Frank Stanford was born August 1, 1948, in Richton, Mississippi. In 1949, he was adopted by Dorothy Gilbert. In 1952, Gilbert married A. F. Stanford, a levee contractor, and the family moved to Arkansas. Stanford grew up in Memphis and the Ozarks of Arkansas. In 1963, Stanford’s father died, and Stanford began to attend the Benedictine Academy and Monastery in Subiaco, Arkansas. He entered the University of Arkansas in 1967, where he studied civil engineering and became involved in the Fayetteville literary community. His first poems appeared in journals such as Ironwood, Field, and American Poetry Review.
In 1974, Stanford and his spouse, the painter Ginny Crouch, and moved to Eureka Springs, Arkansas, where Stanford worked as a land surveyor. In the early 1970s, he and his publisher, Irving Broughton, made a film about his life and work, titled It Wasn’t A Dream, It Was A Flood. The film won the 1975 West Coast Film Festival’s Best Experimental Film Award.
Stanford returned to Fayetteville in 1975 and lived with the poet C. D. Wright. He founded Lost Roads Publishers and continued to earn a living as a land surveyor. Between 1971 and 1977, seven volumes of his poetry were published, including The Battlefield Where the Moon Says I Love You (Lost Roads Publishing Company, 1977); Constant Stranger (Mill Mountain Press, 1976); Field Talk (Mill Mountain Press, 1975); Ladies from Hell (Mill Mountain Press, 1974); The Singing Knives (Lost Roads Publishing Company, 1971).
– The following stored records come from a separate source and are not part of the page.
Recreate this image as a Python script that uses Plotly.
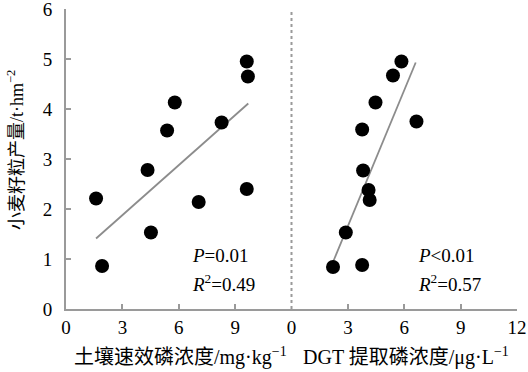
import plotly.graph_objects as go

# Left panel: soil available P (mg/kg) vs wheat yield
soil_p = [1.6, 1.92, 4.34, 4.52, 5.38, 5.79, 7.06, 8.28, 9.62, 9.68, 9.62]
yield_left = [2.21, 0.86, 2.78, 1.53, 3.57, 4.13, 2.14, 3.73, 4.95, 4.65, 2.40]
fit_left_x = [1.6, 9.7]
fit_left_y = [1.41, 4.11]

# Right panel: DGT-extracted P (ug/L) vs wheat yield
dgt_p = [5.85, 5.4, 4.47, 6.65, 3.76, 3.81, 4.1, 4.16, 2.89, 2.21, 3.76]
yield_right = [4.95, 4.67, 4.13, 3.75, 3.59, 2.77, 2.38, 2.18, 1.53, 0.84, 0.88]
fit_right_x = [2.21, 6.61]
fit_right_y = [0.94, 4.93]

x_left_ticks = [0, 3, 6, 9]
x_right_ticks = [0, 3, 6, 9, 12]
y_ticks = [0, 1, 2, 3, 4, 5, 6]

FONT = "Liberation Serif, Times New Roman, Noto Sans CJK SC, serif"
AXC = "#9a9a9a"

fig = go.Figure()
fig.add_trace(go.Scatter(x=fit_left_x, y=fit_left_y, mode="lines",
                         line=dict(color="#8c8c8c", width=1.8), xaxis="x", yaxis="y"))
fig.add_trace(go.Scatter(x=soil_p, y=yield_left, mode="markers",
                         marker=dict(color="black", size=14), xaxis="x", yaxis="y"))
fig.add_trace(go.Scatter(x=fit_right_x, y=fit_right_y, mode="lines",
                         line=dict(color="#8c8c8c", width=1.8), xaxis="x2", yaxis="y"))
fig.add_trace(go.Scatter(x=dgt_p, y=yield_right, mode="markers",
                         marker=dict(color="black", size=14), xaxis="x2", yaxis="y"))

axis_common = dict(showgrid=False, zeroline=False, showline=True, linecolor=AXC, linewidth=2,
                   ticks="inside", ticklen=5, tickcolor=AXC, tickwidth=2,
                   ticklabeloverflow="allow", automargin=False,
                   tickfont=dict(family=FONT, size=19, color="black"))

fig.update_layout(
    width=528, height=372,
    margin=dict(l=66, r=11, t=9, b=63, autoexpand=False),
    paper_bgcolor="white", plot_bgcolor="white",
    showlegend=False,
    font=dict(family=FONT, color="black"),
    xaxis=dict(domain=[0, 0.5], range=[0, 12], tickvals=x_left_ticks, anchor="y", **axis_common),
    xaxis2=dict(domain=[0.5, 1], range=[0, 12], tickvals=x_right_ticks, anchor="y", **axis_common),
    yaxis=dict(range=[0, 6], tickvals=y_ticks, anchor="x", ticklabelstandoff=8, **axis_common),
)

fig.add_shape(type="line", xref="paper", yref="paper", x0=0.5, x1=0.5, y0=0, y1=1,
              line=dict(color=AXC, width=2, dash="dot"))

ann_font = dict(family=FONT, size=19, color="black")
ytitle_font = dict(family=FONT, size=18, color="black")
xtitle_font = dict(family=FONT, size=20, color="black")
fig.add_annotation(x=6.6, y=1.08, xref="x", yref="y", text="<i>P</i>=0.01",
                   showarrow=False, xanchor="left", font=ann_font)
fig.add_annotation(x=6.6, y=0.52, xref="x", yref="y", text="<i>R</i><sup>2</sup>=0.49",
                   showarrow=False, xanchor="left", font=ann_font)
fig.add_annotation(x=6.65, y=1.08, xref="x2", yref="y", text="<i>P</i>&lt;0.01",
                   showarrow=False, xanchor="left", font=ann_font)
fig.add_annotation(x=6.65, y=0.52, xref="x2", yref="y", text="<i>R</i><sup>2</sup>=0.57",
                   showarrow=False, xanchor="left", font=ann_font)

# axis titles
fig.add_annotation(x=-0.113, y=0.53, xref="paper", yref="paper", textangle=-90,
                   xanchor="center", yanchor="middle",
                   text="小麦籽粒产量/t·hm<sup>−2</sup>", showarrow=False, font=ytitle_font)
fig.add_annotation(x=(180 - 66) / 451, y=0, xref="paper", yref="paper", yshift=-47,
                   xanchor="center", yanchor="middle",
                   text="土壤速效磷浓度/mg·kg<sup>−1</sup>", showarrow=False, font=xtitle_font)
fig.add_annotation(x=(406 - 66) / 451, y=0, xref="paper", yref="paper", yshift=-47,
                   xanchor="center", yanchor="middle",
                   text="DGT 提取磷浓度/μg·L<sup>−1</sup>", showarrow=False, font=xtitle_font)

fig.write_html("out.html", config={"displayModeBar": False},
               post_script="document.body.style.margin='0';")
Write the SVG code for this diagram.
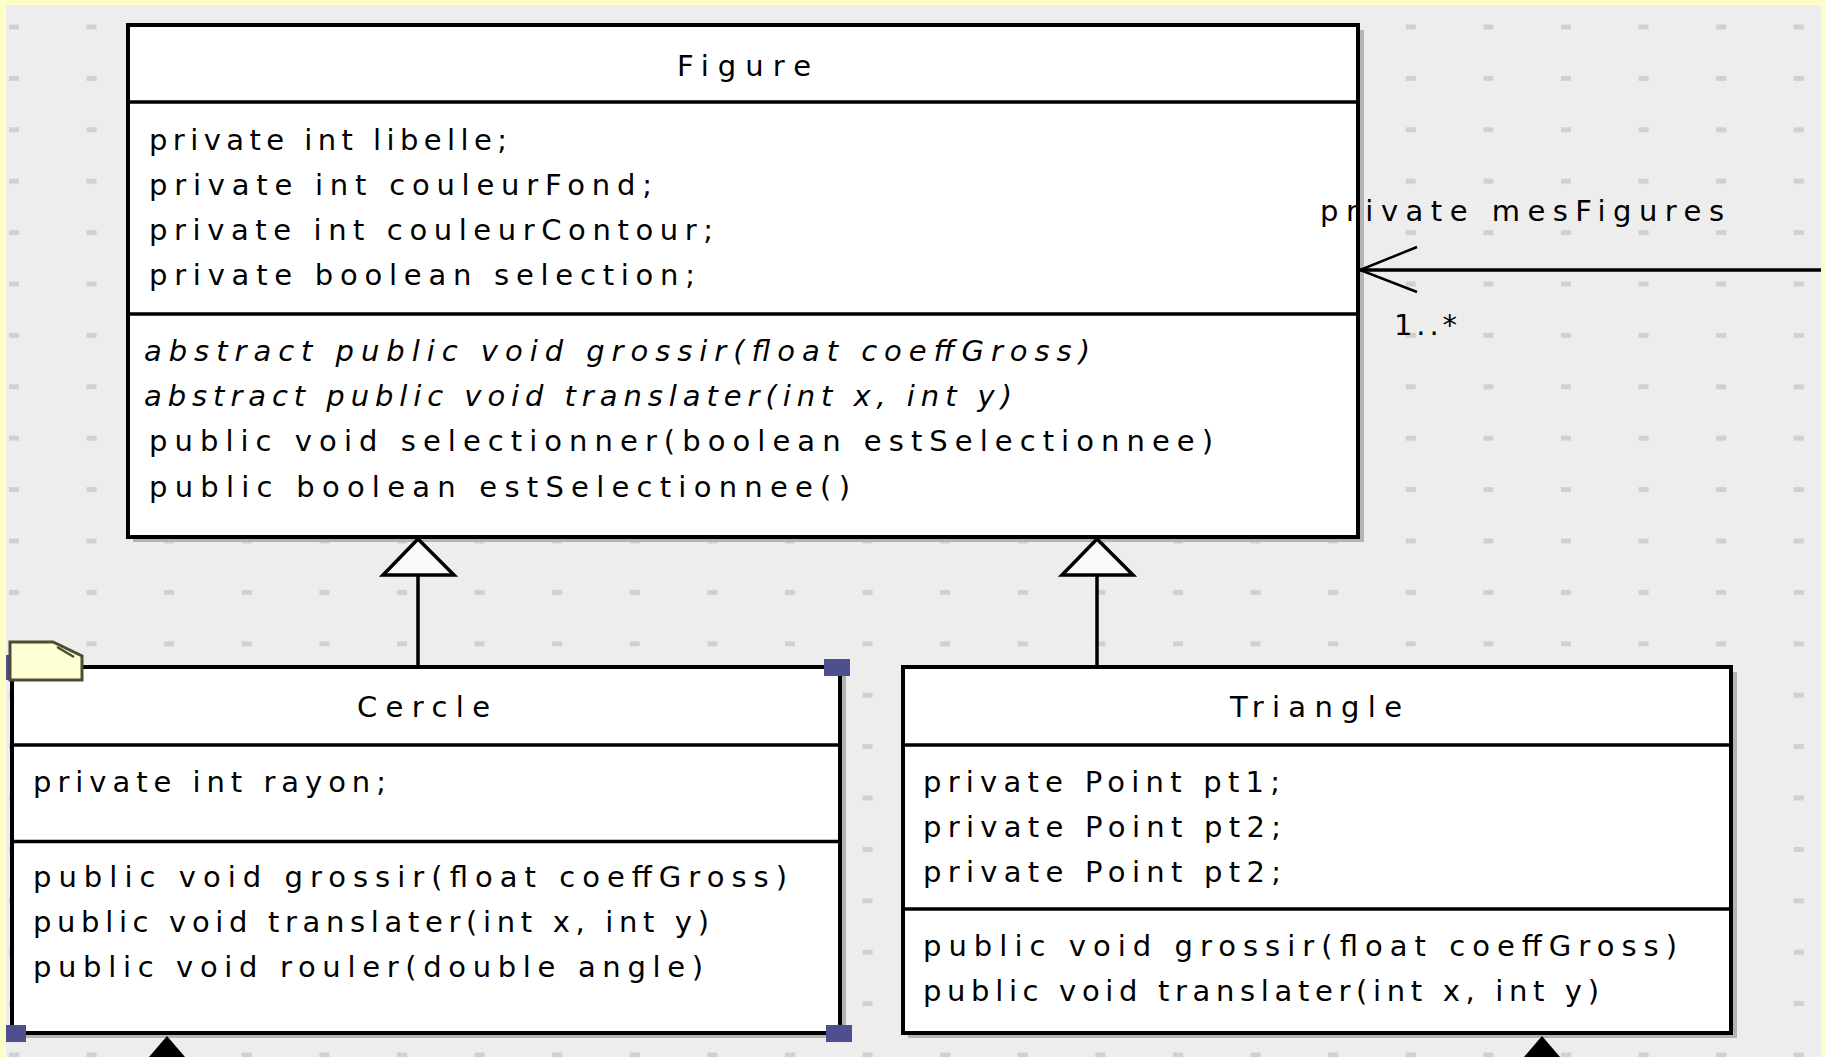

On June 3, 1978, Frank Stanford died of self-inflicted gunshot wounds. He was twenty-nine. Stanford’s powerful imagination has been praised and elegized by many poets including Thomas Lux, James Dickey, and Franz Wright. In 2019, Foundlings Press issued Constant Stranger: After Frank Stanford, a collection of poems in tribute to Stanford, which included a prose poem by his widow, Ginny, and poems by Forrest Gander and Ada Limón.